| YOUR INSTRUCTIONS |
Copy out the whole listing exactly as written, leaving the pictures behind.

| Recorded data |

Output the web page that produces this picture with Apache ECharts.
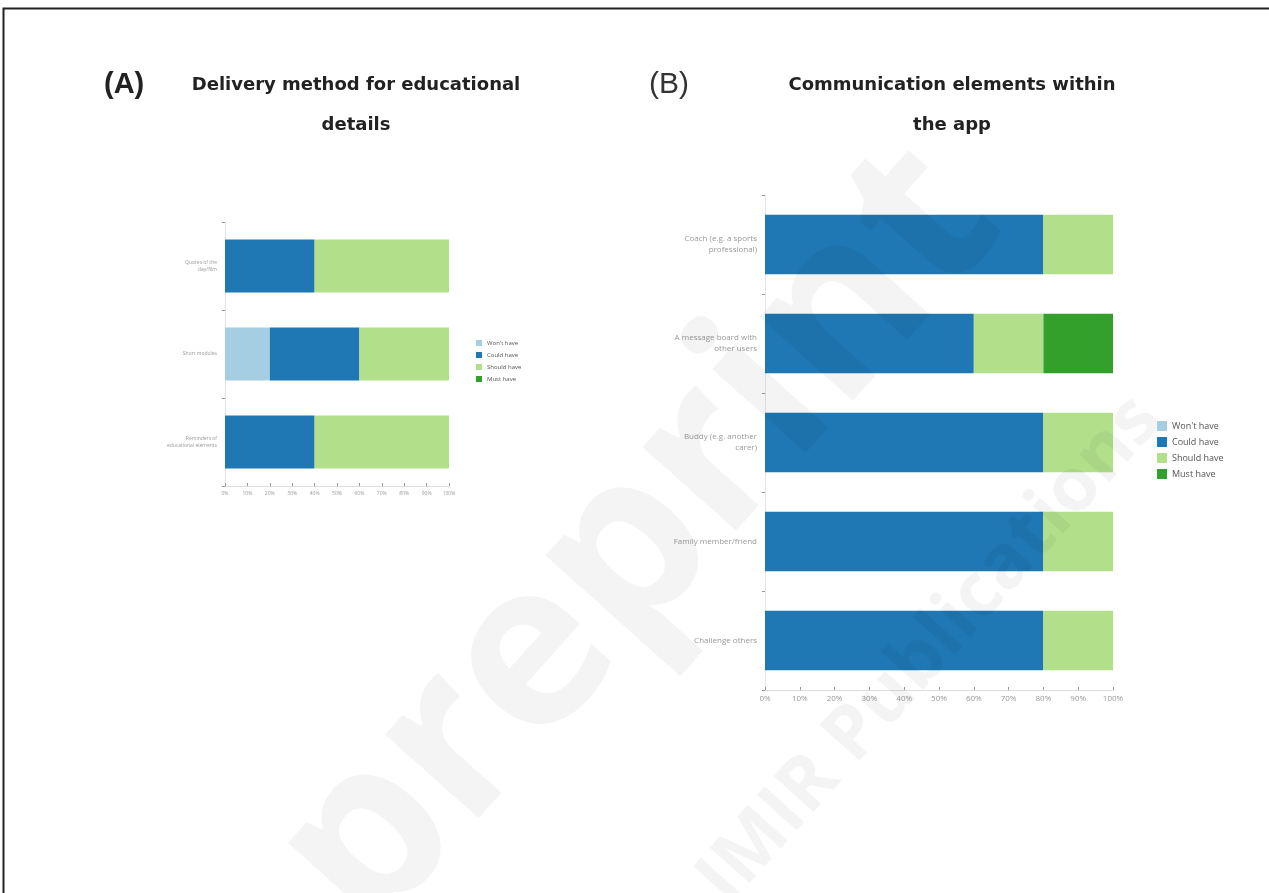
<!DOCTYPE html>
<html>
<head>
  <meta charset="utf-8">
  <title>Communication elements</title>
  <script src="https://cdn.jsdelivr.net/npm/echarts@6/dist/echarts.min.js"></script>
  <style>
    html, body { margin: 0; padding: 0; background: #fff; }
    #chart { width: 1269px; height: 893px; }
  </style>
</head>
<body>
  <div id="chart"></div>
  <script>
    // panel A data (percent of responses)
    const catsA = ['Quotes of the\nday/film', 'Short modules', 'Reminders of\neducational elements'];
    const wontA = [0, 20, 0];
    const couldA = [40, 40, 40];
    const shouldA = [60, 40, 60];
    const mustA = [0, 0, 0];

    // panel B data
    const catsB = ['Coach (e.g. a sports\nprofessional)', 'A message board with\nother users', 'Buddy (e.g. another\ncarer)', 'Family member/friend', 'Challenge others'];
    const wontB = [0, 0, 0, 0, 0];
    const couldB = [80, 60, 80, 80, 80];
    const shouldB = [20, 20, 20, 20, 20];
    const mustB = [0, 20, 0, 0, 0];

    const levels = ['Won\'t have', 'Could have', 'Should have', 'Must have'];
    const colors = ['#a6cee3', '#1f78b4', '#b2df8a', '#33a02c'];

    const chart = echarts.init(document.getElementById('chart'));

    function xAx(idx, fs) {
      return {
        type: 'value', gridIndex: idx, min: 0, max: 100, interval: 10,
        axisLabel: { formatter: '{value}%', fontSize: fs, color: '#999', fontFamily: 'Open Sans', margin: 5 },
        axisLine: { show: true, lineStyle: { color: '#ddd' } },
        axisTick: { show: true, inside: true, length: 3, lineStyle: { color: '#999' } },
        splitLine: { show: false }
      };
    }
    function yAx(idx, cats, fs) {
      return {
        type: 'category', gridIndex: idx, data: cats, inverse: true,
        axisLabel: { fontSize: fs, color: '#999', fontFamily: 'Open Sans', margin: 8, lineHeight: fs * 1.4 },
        axisLine: { show: true, lineStyle: { color: '#e4e4e4' } },
        axisTick: { show: true, length: 3, lineStyle: { color: '#999' } }
      };
    }

    const series = [];
    const setsA = [wontA, couldA, shouldA, mustA];
    const setsB = [wontB, couldB, shouldB, mustB];
    levels.forEach((name, i) => {
      series.push({ name, type: 'bar', stack: 'a', xAxisIndex: 0, yAxisIndex: 0, data: setsA[i], barWidth: '60%', itemStyle: { color: colors[i] } });
      series.push({ name, type: 'bar', stack: 'b', xAxisIndex: 1, yAxisIndex: 1, data: setsB[i], barWidth: '60%', itemStyle: { color: colors[i] } });
    });

    const titleFont = { fontFamily: 'DejaVu Sans', fontWeight: 'bold', fontSize: 18, fill: '#222', textAlign: 'center', lineHeight: 40 };

    chart.setOption({
      animation: false,
      backgroundColor: '#fff',
      color: colors,
      grid: [
        { left: 225, right: 820, top: 222, bottom: 407 },
        { left: 765, right: 156, top: 195, bottom: 203 }
      ],
      xAxis: [xAx(0, 5), xAx(1, 8)],
      yAxis: [yAx(0, catsA, 5), yAx(1, catsB, 8)],
      legend: [
        { orient: 'vertical', left: 471, top: 335, itemWidth: 6, itemHeight: 6, itemGap: 6, icon: 'rect', data: levels, textStyle: { fontSize: 6, color: '#555', fontFamily: 'Open Sans' } },
        { orient: 'vertical', left: 1152, top: 416, itemWidth: 10, itemHeight: 10, itemGap: 6, icon: 'rect', data: levels, textStyle: { fontSize: 9, color: '#555', fontFamily: 'Open Sans' } }
      ],
      graphic: [
        { type: 'rect', shape: { x: 3.5, y: 8.5, width: 1300, height: 900 }, style: { fill: null, stroke: '#222', lineWidth: 2 }, z: 100 },
        { type: 'text', x: 640, y: 540, rotation: 0.84, style: { text: 'preprint', fontSize: 230, fontFamily: 'Open Sans', fontWeight: 'bold', fill: 'rgba(0,0,0,0.045)', textAlign: 'center', textVerticalAlign: 'middle' }, z: 50 },
        { type: 'text', x: 930, y: 650, rotation: 0.84, style: { text: 'JMIR Publications', fontSize: 75, fontFamily: 'Open Sans', fontWeight: 'bold', fill: 'rgba(0,0,0,0.045)', textAlign: 'center', textVerticalAlign: 'middle' }, z: 50 },
        { type: 'text', x: 104, y: 70, style: { text: '(A)', fontSize: 29, fontWeight: 'bold', fontFamily: 'Liberation Sans', fill: '#222' } },
        { type: 'text', x: 649, y: 70, style: { text: '(B)', fontSize: 30, fontFamily: 'Liberation Sans', fill: '#333' } },
        { type: 'text', x: 356, y: 65, style: Object.assign({ text: 'Delivery method for educational\ndetails' }, titleFont) },
        { type: 'text', x: 952, y: 65, style: Object.assign({ text: 'Communication elements within\nthe app' }, titleFont) }
      ],
      series
    });
  </script>
</body>
</html>
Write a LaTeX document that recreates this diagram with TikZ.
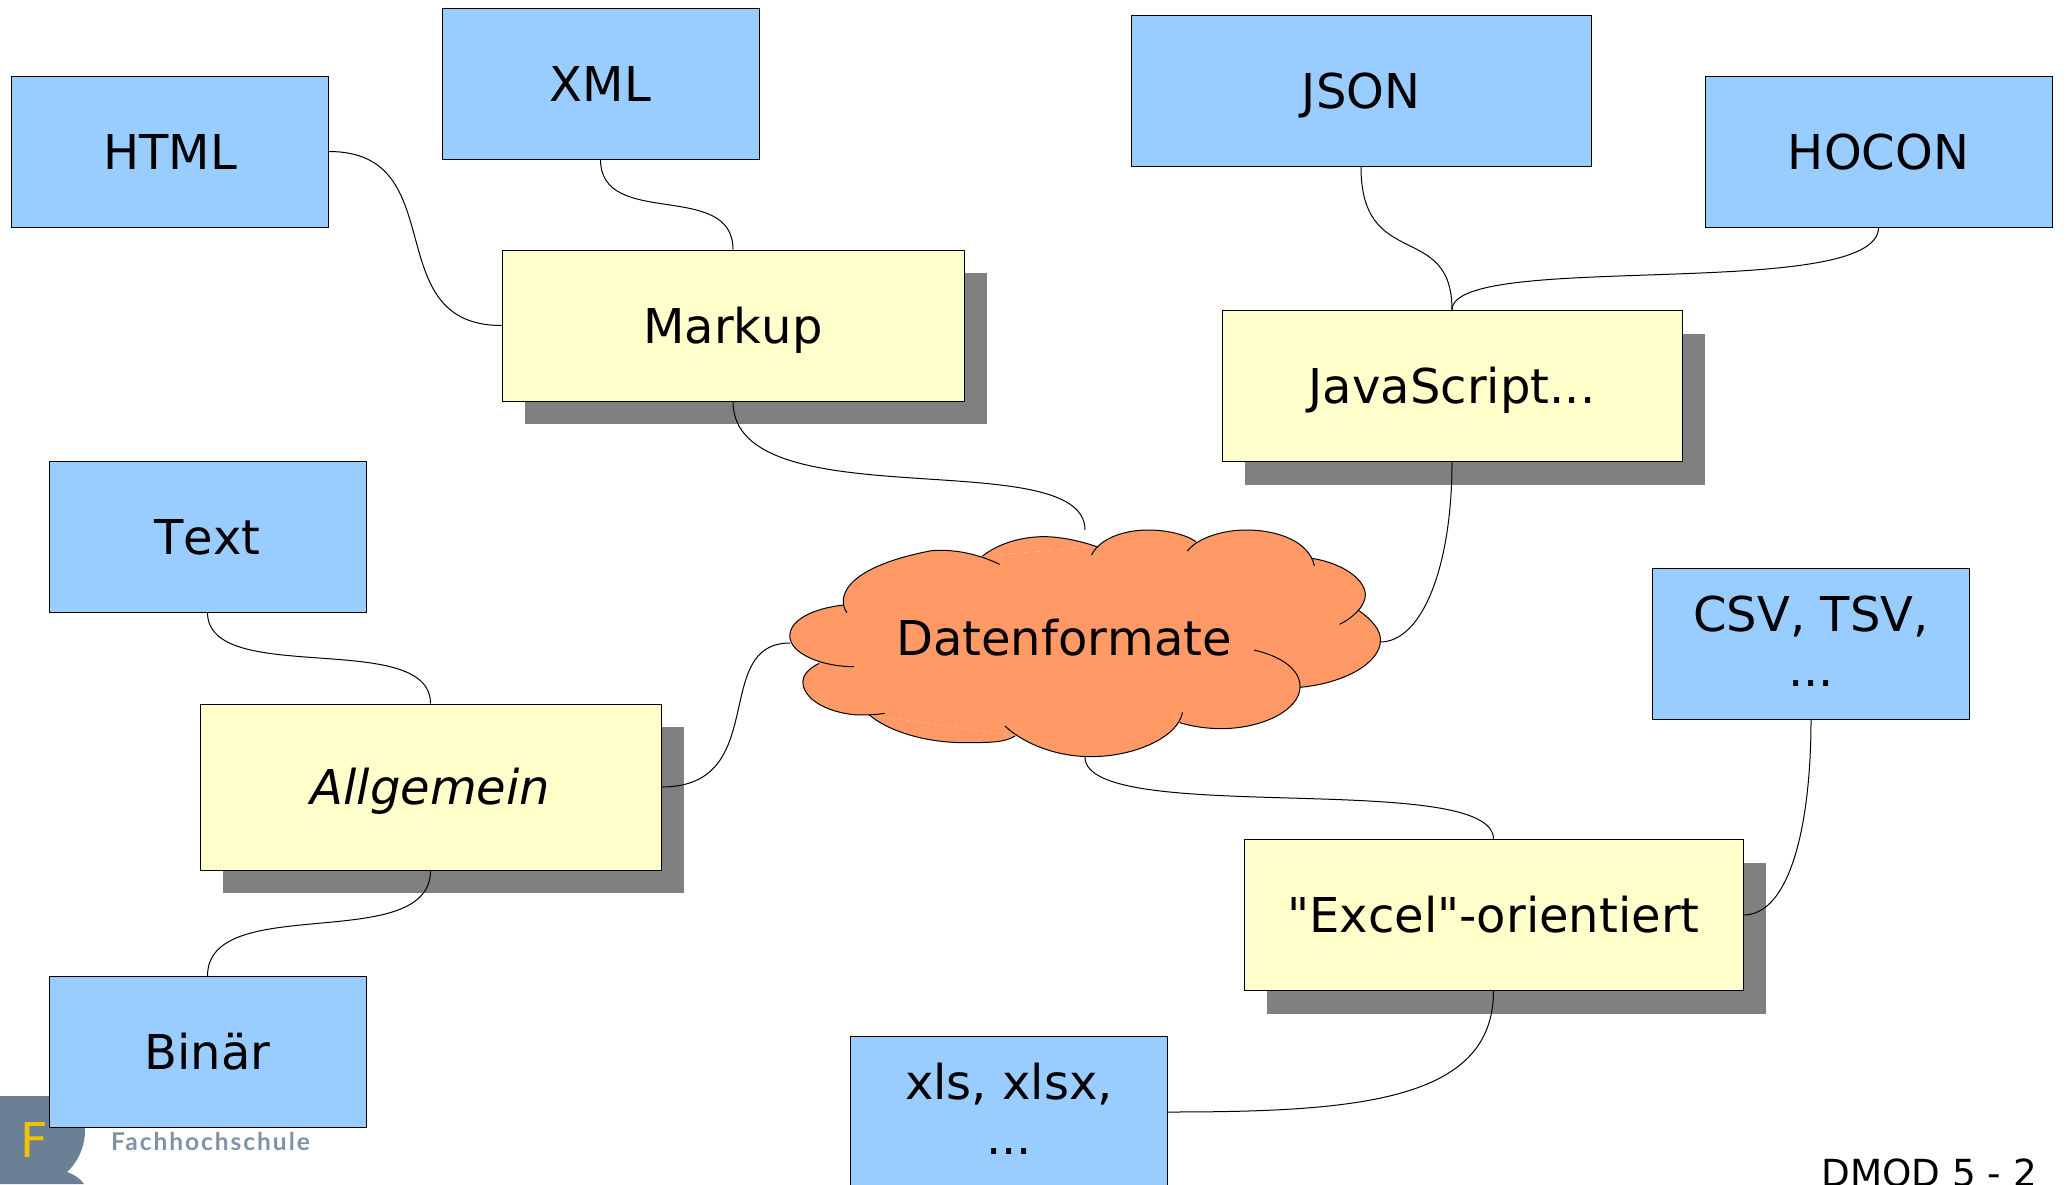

| OUTPUT OF THE TASK |
Output the web page that produces this picture with Apache ECharts.
<!DOCTYPE html>
<html>
<head>
  <meta charset="utf-8">
  <title>Communication elements</title>
  <script src="https://cdn.jsdelivr.net/npm/echarts@6/dist/echarts.min.js"></script>
  <style>
    html, body { margin: 0; padding: 0; background: #fff; }
    #chart { width: 1269px; height: 893px; }
  </style>
</head>
<body>
  <div id="chart"></div>
  <script>
    // panel A data (percent of responses)
    const catsA = ['Quotes of the\nday/film', 'Short modules', 'Reminders of\neducational elements'];
    const wontA = [0, 20, 0];
    const couldA = [40, 40, 40];
    const shouldA = [60, 40, 60];
    const mustA = [0, 0, 0];

    // panel B data
    const catsB = ['Coach (e.g. a sports\nprofessional)', 'A message board with\nother users', 'Buddy (e.g. another\ncarer)', 'Family member/friend', 'Challenge others'];
    const wontB = [0, 0, 0, 0, 0];
    const couldB = [80, 60, 80, 80, 80];
    const shouldB = [20, 20, 20, 20, 20];
    const mustB = [0, 20, 0, 0, 0];

    const levels = ['Won\'t have', 'Could have', 'Should have', 'Must have'];
    const colors = ['#a6cee3', '#1f78b4', '#b2df8a', '#33a02c'];

    const chart = echarts.init(document.getElementById('chart'));

    function xAx(idx, fs) {
      return {
        type: 'value', gridIndex: idx, min: 0, max: 100, interval: 10,
        axisLabel: { formatter: '{value}%', fontSize: fs, color: '#999', fontFamily: 'Open Sans', margin: 5 },
        axisLine: { show: true, lineStyle: { color: '#ddd' } },
        axisTick: { show: true, inside: true, length: 3, lineStyle: { color: '#999' } },
        splitLine: { show: false }
      };
    }
    function yAx(idx, cats, fs) {
      return {
        type: 'category', gridIndex: idx, data: cats, inverse: true,
        axisLabel: { fontSize: fs, color: '#999', fontFamily: 'Open Sans', margin: 8, lineHeight: fs * 1.4 },
        axisLine: { show: true, lineStyle: { color: '#e4e4e4' } },
        axisTick: { show: true, length: 3, lineStyle: { color: '#999' } }
      };
    }

    const series = [];
    const setsA = [wontA, couldA, shouldA, mustA];
    const setsB = [wontB, couldB, shouldB, mustB];
    levels.forEach((name, i) => {
      series.push({ name, type: 'bar', stack: 'a', xAxisIndex: 0, yAxisIndex: 0, data: setsA[i], barWidth: '60%', itemStyle: { color: colors[i] } });
      series.push({ name, type: 'bar', stack: 'b', xAxisIndex: 1, yAxisIndex: 1, data: setsB[i], barWidth: '60%', itemStyle: { color: colors[i] } });
    });

    const titleFont = { fontFamily: 'DejaVu Sans', fontWeight: 'bold', fontSize: 18, fill: '#222', textAlign: 'center', lineHeight: 40 };

    chart.setOption({
      animation: false,
      backgroundColor: '#fff',
      color: colors,
      grid: [
        { left: 225, right: 820, top: 222, bottom: 407 },
        { left: 765, right: 156, top: 195, bottom: 203 }
      ],
      xAxis: [xAx(0, 5), xAx(1, 8)],
      yAxis: [yAx(0, catsA, 5), yAx(1, catsB, 8)],
      legend: [
        { orient: 'vertical', left: 471, top: 335, itemWidth: 6, itemHeight: 6, itemGap: 6, icon: 'rect', data: levels, textStyle: { fontSize: 6, color: '#555', fontFamily: 'Open Sans' } },
        { orient: 'vertical', left: 1152, top: 416, itemWidth: 10, itemHeight: 10, itemGap: 6, icon: 'rect', data: levels, textStyle: { fontSize: 9, color: '#555', fontFamily: 'Open Sans' } }
      ],
      graphic: [
        { type: 'rect', shape: { x: 3.5, y: 8.5, width: 1300, height: 900 }, style: { fill: null, stroke: '#222', lineWidth: 2 }, z: 100 },
        { type: 'text', x: 640, y: 540, rotation: 0.84, style: { text: 'preprint', fontSize: 230, fontFamily: 'Open Sans', fontWeight: 'bold', fill: 'rgba(0,0,0,0.045)', textAlign: 'center', textVerticalAlign: 'middle' }, z: 50 },
        { type: 'text', x: 930, y: 650, rotation: 0.84, style: { text: 'JMIR Publications', fontSize: 75, fontFamily: 'Open Sans', fontWeight: 'bold', fill: 'rgba(0,0,0,0.045)', textAlign: 'center', textVerticalAlign: 'middle' }, z: 50 },
        { type: 'text', x: 104, y: 70, style: { text: '(A)', fontSize: 29, fontWeight: 'bold', fontFamily: 'Liberation Sans', fill: '#222' } },
        { type: 'text', x: 649, y: 70, style: { text: '(B)', fontSize: 30, fontFamily: 'Liberation Sans', fill: '#333' } },
        { type: 'text', x: 356, y: 65, style: Object.assign({ text: 'Delivery method for educational\ndetails' }, titleFont) },
        { type: 'text', x: 952, y: 65, style: Object.assign({ text: 'Communication elements within\nthe app' }, titleFont) }
      ],
      series
    });
  </script>
</body>
</html>
Write a LaTeX document that recreates this diagram with TikZ.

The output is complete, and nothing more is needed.